Retailers who hop on-board Robomart’s mobile commerce platform can pick their vehicle type, choose which products to stock it with, set their prices, brand the vehicle and select their operating zones in the Greater Los Angeles area (retailers in other cities are out of luck). Robomart takes care of the product stocking, tagging, scanning, QA and re-stocking. Retailers will also get access to their van’s data and analytics.

Gopuff n’ stuff

What’s different for Robomart now versus when the company launched is the sudden rise of speedy grocery delivery services. Companies like Gorillas and Gopuff have literally raised billions of dollars this year to give consumers on-demand grocery delivery in as little as ten minutes.

Ahmed told me via that same email that it takes nine minutes on average for a Robomart customer to hail a store, select their goods and checkout (Ahmed said that time has actually dropped to as low as two minutes on some occasions). So that’s on par with what fast grocers promise.

I’m less interested in the idea of Robomart going head-to-head with Gorillas as much as what would happen if they joined forces. Right now speedy grocery services need to operate in densely packed urban areas (a single delivery hub for Food Rocket needs to service 50,000 households). Having a store-in-a-van could expand the possible markets to more suburban-y, less packed delivery areas.

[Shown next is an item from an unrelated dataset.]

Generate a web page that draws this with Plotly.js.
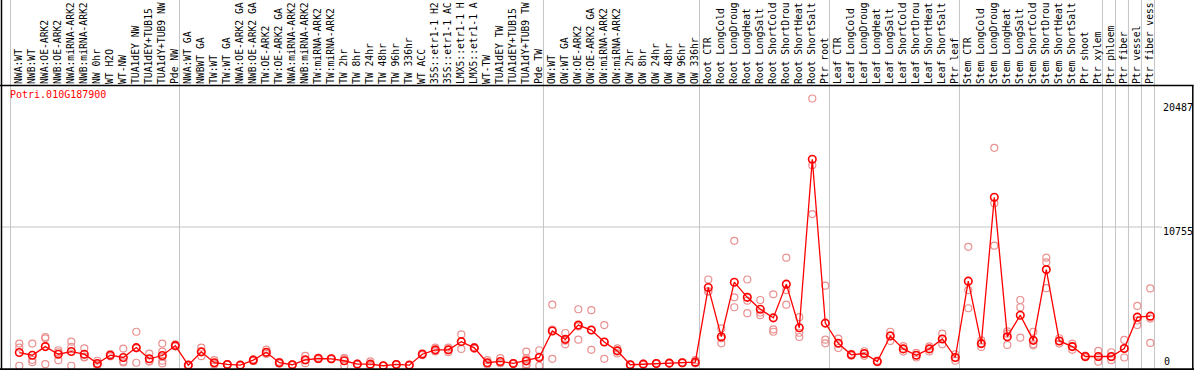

There are downsides, obviously. The whole point of fast grocery delivery is to not have a giant van on the streets. And a van can’t hold 2,500 SKUs like a grocery delivery hub. Plus, driving a gas-powered van around all day is decidedly not great for the environment.

But Robomart’s goal is to eventually get back to its original electric powered, self-driving pod-like vehicle. Once cities and states are more comfortable with autonomous vehicles, the Robomart platform could be a way for big retailers to fight back against the rising speedy grocery delivery services without needing to build out their own network of stationary delivery hubs. Stop & Shop was interested in the idea years ago, it might be even more enticing now (once the laws are settled).